The supporters, waving banners and placards, erupted with joy when they saw Rizieq Shihab, leader of the Islamic Defenders Front, and his family leave the immigration area at the airport.
Wearing a white robe, turban and face mask, Shihab stood up in the sunroof of a car and waved as his motorcade struggled to pass through the thousands of followers chanting "God is Great" who filled the road leading from Jakarta's Soekarno-Hatta airport.
The massive crowds halted traffic to and from the airport, forcing several airlines to delay their flights.
Shihab left Indonesia in 2017 to go on an umrah, or minor pilgrimage, to Mecca shortly after the National Police charged him in a pornography chat case and with allegedly insulting the official state ideology, Pancasila. Police dropped both charges last year due to weak evidence, but authorities in Saudi Arabia had banned him from leaving the country without any explanation.

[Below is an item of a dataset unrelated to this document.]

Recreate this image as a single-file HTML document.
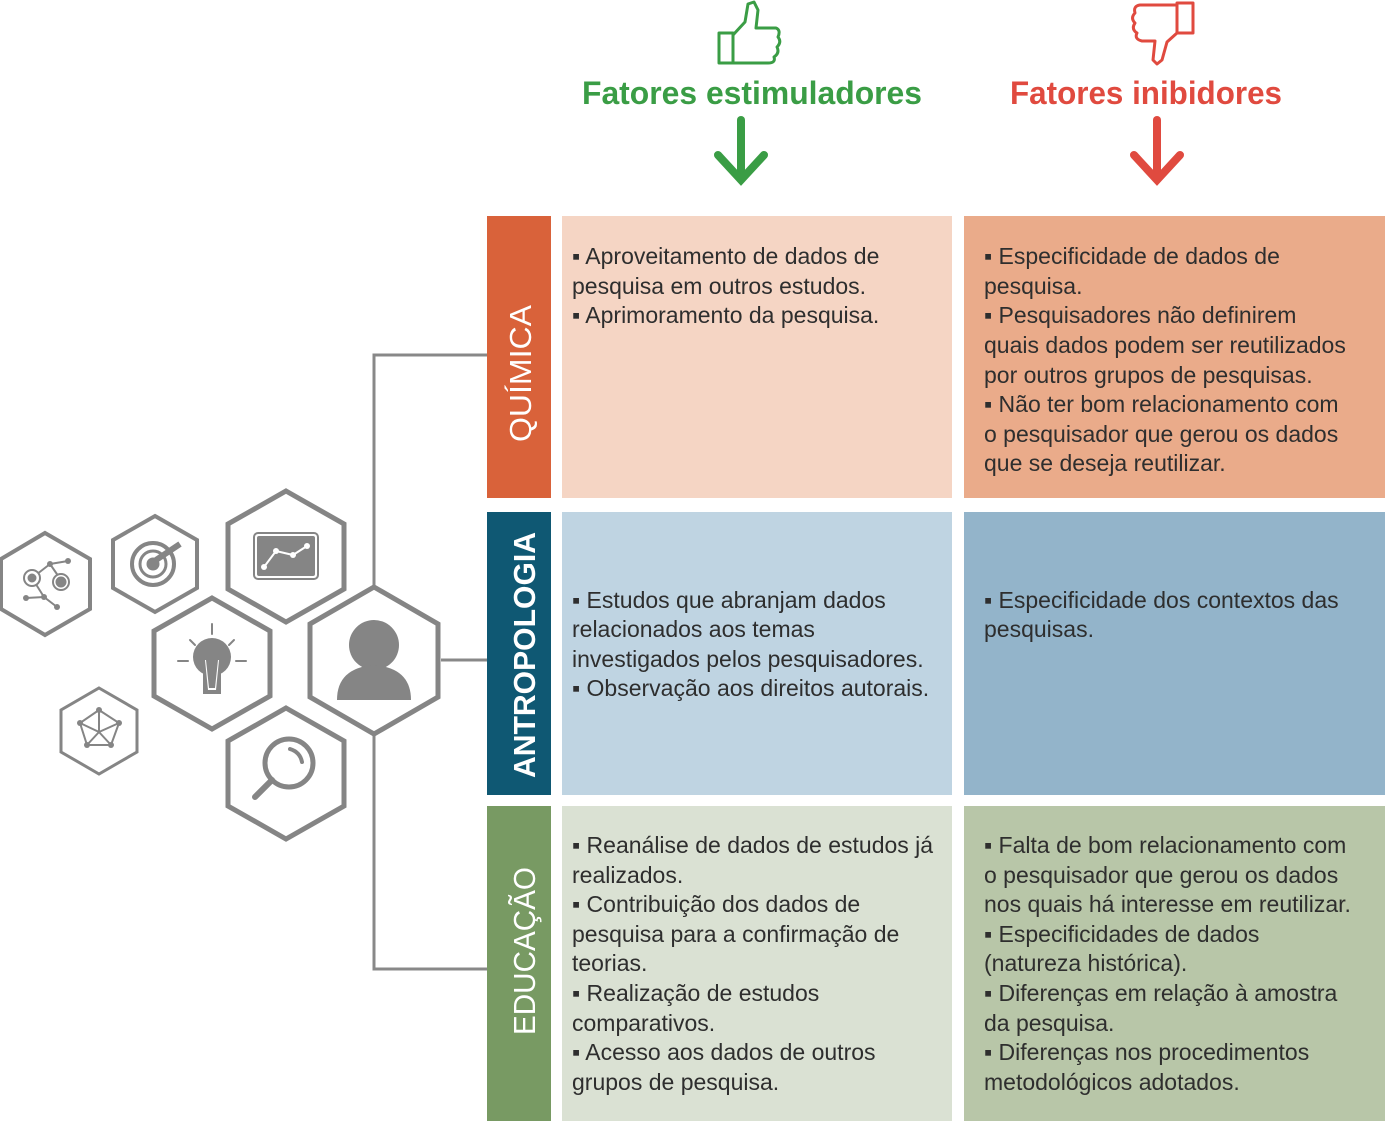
<!DOCTYPE html>
<html><head><meta charset="utf-8"><style>
html,body{margin:0;padding:0;background:#fff}
svg{display:block}
.t{font-family:"Liberation Sans",sans-serif;font-size:23px;fill:#2e2e2e}
</style></head><body>
<svg width="1385" height="1134" viewBox="0 0 1385 1134" xmlns="http://www.w3.org/2000/svg">
<g fill="none" stroke="#3a9d45" stroke-width="3" stroke-linejoin="round">
<rect x="719" y="33" width="14" height="30"/>
<path d="M733 35 L745 22 L748 4 L754 2 L758 10 L756 28 L776 28 Q781 30 778 37 Q782 42 777 47 Q780 53 774 57 Q776 63 768 63 L733 63"/>
</g>
<text x="582" y="104" textLength="340" lengthAdjust="spacingAndGlyphs" font-family="Liberation Sans, sans-serif" font-size="32" font-weight="bold" fill="#3a9d45">Fatores estimuladores</text>
<g stroke="#3a9d45" stroke-width="8" fill="none" stroke-linecap="round"><line x1="741" y1="120" x2="741" y2="178"/><polyline points="718,155 741,180 764,155"/></g>
<g fill="none" stroke="#e04a3f" stroke-width="3" stroke-linejoin="round">
<rect x="1177" y="3" width="16" height="30"/>
<path d="M1177 5 L1140 5 Q1133 6 1135 13 Q1130 18 1135 23 Q1131 29 1137 33 Q1134 39 1142 41 L1155 41 L1153 60 L1157 64 L1162 60 L1167 42 L1177 33"/>
</g>
<text x="1010" y="104" textLength="272" lengthAdjust="spacingAndGlyphs" font-family="Liberation Sans, sans-serif" font-size="32" font-weight="bold" fill="#e04a3f">Fatores inibidores</text>
<g stroke="#e04a3f" stroke-width="8" fill="none" stroke-linecap="round"><line x1="1157" y1="120" x2="1157" y2="178"/><polyline points="1134,155 1157,180 1180,155"/></g>

<g stroke="#888" stroke-width="3" fill="none">
<polyline points="487,355 374,355 374,969 487,969"/>
<line x1="441" y1="660" x2="487" y2="660"/>
</g>

<rect x="487" y="216" width="64" height="282" fill="#d9623a"/>
<rect x="562" y="216" width="390" height="282" fill="#f5d5c4"/>
<rect x="964" y="216" width="421" height="282" fill="#eaab8a"/>
<rect x="487" y="512" width="64" height="283" fill="#0f5873"/>
<rect x="562" y="512" width="390" height="283" fill="#bfd4e2"/>
<rect x="964" y="512" width="421" height="283" fill="#93b4ca"/>
<rect x="487" y="806" width="64" height="315" fill="#789a63"/>
<rect x="562" y="806" width="390" height="315" fill="#dae1d3"/>
<rect x="964" y="806" width="421" height="315" fill="#b8c6a8"/>

<g font-family="Liberation Sans, sans-serif" font-size="31" fill="#fff">
<text transform="translate(531,442) rotate(-90)" textLength="137" lengthAdjust="spacingAndGlyphs">QUÍMICA</text>
<text transform="translate(535,778) rotate(-90)" textLength="246" lengthAdjust="spacingAndGlyphs" font-weight="bold">ANTROPOLOGIA</text>
<text transform="translate(535,1035) rotate(-90)" textLength="168" lengthAdjust="spacingAndGlyphs">EDUCAÇÃO</text>
</g>

<g class="t">
<text x="572" y="264">▪ Aproveitamento de dados de</text>
<text x="572" y="294">pesquisa em outros estudos.</text>
<text x="572" y="323">▪ Aprimoramento da pesquisa.</text>

<text x="984" y="264">▪ Especificidade de dados de</text>
<text x="984" y="294">pesquisa.</text>
<text x="984" y="323">▪ Pesquisadores não definirem</text>
<text x="984" y="353">quais dados podem ser reutilizados</text>
<text x="984" y="383">por outros grupos de pesquisas.</text>
<text x="984" y="412">▪ Não ter bom relacionamento com</text>
<text x="984" y="442">o pesquisador que gerou os dados</text>
<text x="984" y="471">que se deseja reutilizar.</text>

<text x="572" y="608">▪ Estudos que abranjam dados</text>
<text x="572" y="637">relacionados aos temas</text>
<text x="572" y="667">investigados pelos pesquisadores.</text>
<text x="572" y="696">▪ Observação aos direitos autorais.</text>

<text x="984" y="608">▪ Especificidade dos contextos das</text>
<text x="984" y="637">pesquisas.</text>

<text x="572" y="853">▪ Reanálise de dados de estudos já</text>
<text x="572" y="883">realizados.</text>
<text x="572" y="912">▪ Contribuição dos dados de</text>
<text x="572" y="942">pesquisa para a confirmação de</text>
<text x="572" y="971">teorias.</text>
<text x="572" y="1001">▪ Realização de estudos</text>
<text x="572" y="1031">comparativos.</text>
<text x="572" y="1060">▪ Acesso aos dados de outros</text>
<text x="572" y="1090">grupos de pesquisa.</text>

<text x="984" y="853">▪ Falta de bom relacionamento com</text>
<text x="984" y="883">o pesquisador que gerou os dados</text>
<text x="984" y="912">nos quais há interesse em reutilizar.</text>
<text x="984" y="942">▪ Especificidades de dados</text>
<text x="984" y="971">(natureza histórica).</text>
<text x="984" y="1001">▪ Diferenças em relação à amostra</text>
<text x="984" y="1031">da pesquisa.</text>
<text x="984" y="1060">▪ Diferenças nos procedimentos</text>
<text x="984" y="1090">metodológicos adotados.</text>
</g>

<g fill="#fff" stroke="#858585" stroke-linejoin="miter">
<polygon stroke-width="5" points="374,587 438,624 438,697 374,734 310,697 310,624"/>
<polygon stroke-width="5" points="286,491 344,524 344,589 286,622 228,589 228,524"/>
<polygon stroke-width="5" points="212,598 270,631 270,696 212,729 154,696 154,631"/>
<polygon stroke-width="5" points="286,708 344,741 344,806 286,839 228,806 228,741"/>
<polygon stroke-width="4" points="155,516 197,540 197,588 155,612 113,588 113,540"/>
<polygon stroke-width="4" points="45,533 90,559 90,609 45,635 1,609 1,559"/>
<polygon stroke-width="3" points="99,688 137,710 137,752 99,774 61,752 61,710"/>
</g>
<g fill="#858585" stroke="#858585">
<circle cx="374" cy="645" r="25" stroke="none"/>
<path d="M337 700 Q337 668 374 665 Q411 668 411 700 Z" stroke="none"/>
<rect x="254" y="533" width="64" height="46" rx="4" fill="none" stroke-width="2"/>
<rect x="257" y="536" width="58" height="40" rx="2" stroke="none"/>
<polyline points="264,567 276,551 293,555 307,546" fill="none" stroke="#fff" stroke-width="2"/>
<g fill="#fff" stroke="none"><circle cx="264" cy="567" r="3"/><circle cx="276" cy="551" r="3"/><circle cx="293" cy="555" r="3"/><circle cx="307" cy="546" r="3"/></g>
<circle cx="212" cy="657" r="19" stroke="none"/>
<rect x="203" y="672" width="18" height="22" stroke="none"/>
<path d="M205 660 L219 660 L216 690 L208 690 Z" fill="#fff" stroke="none"/>
<path d="M206 660 L218 660 L215 688 L209 688 Z" fill="#858585" stroke="none"/>
<g stroke-width="2" stroke-linecap="round"><line x1="212" y1="624" x2="212" y2="634"/><line x1="178" y1="661" x2="188" y2="661"/><line x1="236" y1="661" x2="246" y2="661"/><line x1="190" y1="640" x2="195" y2="645"/><line x1="234" y1="640" x2="229" y2="645"/></g>
<circle cx="289" cy="763" r="24" fill="none" stroke-width="5"/>
<path d="M290 749 Q300 752 302 762" fill="none" stroke-width="4" stroke-linecap="round"/>
<line x1="272" y1="780" x2="255" y2="797" stroke-width="6" stroke-linecap="round"/>
<circle cx="153" cy="564" r="21" fill="none" stroke-width="4"/>
<circle cx="153" cy="564" r="13" fill="none" stroke-width="3"/>
<circle cx="153" cy="564" r="6"/>
<line x1="156" y1="560" x2="180" y2="544" stroke-width="6"/>
<g stroke-width="2" fill="none"><polyline points="26,598 44,597 57,607"/><line x1="44" y1="597" x2="32" y2="578"/><line x1="32" y1="578" x2="50" y2="564"/><line x1="50" y1="564" x2="68" y2="561"/><line x1="50" y1="564" x2="61" y2="580"/></g>
<circle cx="32" cy="578" r="8" fill="#fff" stroke-width="2"/><circle cx="32" cy="578" r="4"/>
<circle cx="61" cy="582" r="8" fill="#fff" stroke-width="2"/><circle cx="61" cy="582" r="5"/>
<g stroke="none"><circle cx="50" cy="564" r="3"/><circle cx="68" cy="561" r="3"/><circle cx="26" cy="598" r="3"/><circle cx="44" cy="597" r="3"/><circle cx="57" cy="607" r="3"/></g>
<g stroke-width="2" fill="none"><polygon points="99,710 119,723 111,745 87,745 80,723"/><line x1="99" y1="710" x2="99" y2="732"/><line x1="80" y1="723" x2="99" y2="732"/><line x1="119" y1="723" x2="99" y2="732"/><line x1="87" y1="745" x2="99" y2="732"/><line x1="111" y1="745" x2="99" y2="732"/></g>
<g stroke="none"><circle cx="99" cy="710" r="3"/><circle cx="119" cy="723" r="3"/><circle cx="111" cy="745" r="3"/><circle cx="87" cy="745" r="3"/><circle cx="80" cy="723" r="3"/></g>
</g>
</svg>
</body></html>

The Islamic Defenders Front was once on the political fringes and has a long record of vandalizing nightspots, hurling stones at Western embassies and attacking rival religious groups. It wants Islamic Shariah law to apply to Indonesia's 230 million Muslims.
The group has gained significant influence in recent years through humanitarian and charity work. It was a key organizer of massive street protests in 2016 and 2017 against the Christian governor of Jakarta, who was subsequently imprisoned for blasphemy.
Many of Shihab's followers spent the night at the airport waiting and praying before his arrival, airport spokesperson Haerul Anwar said. Authorities beefed up security at the airport by deploying more than 1,500 personnel, including police and military, he said.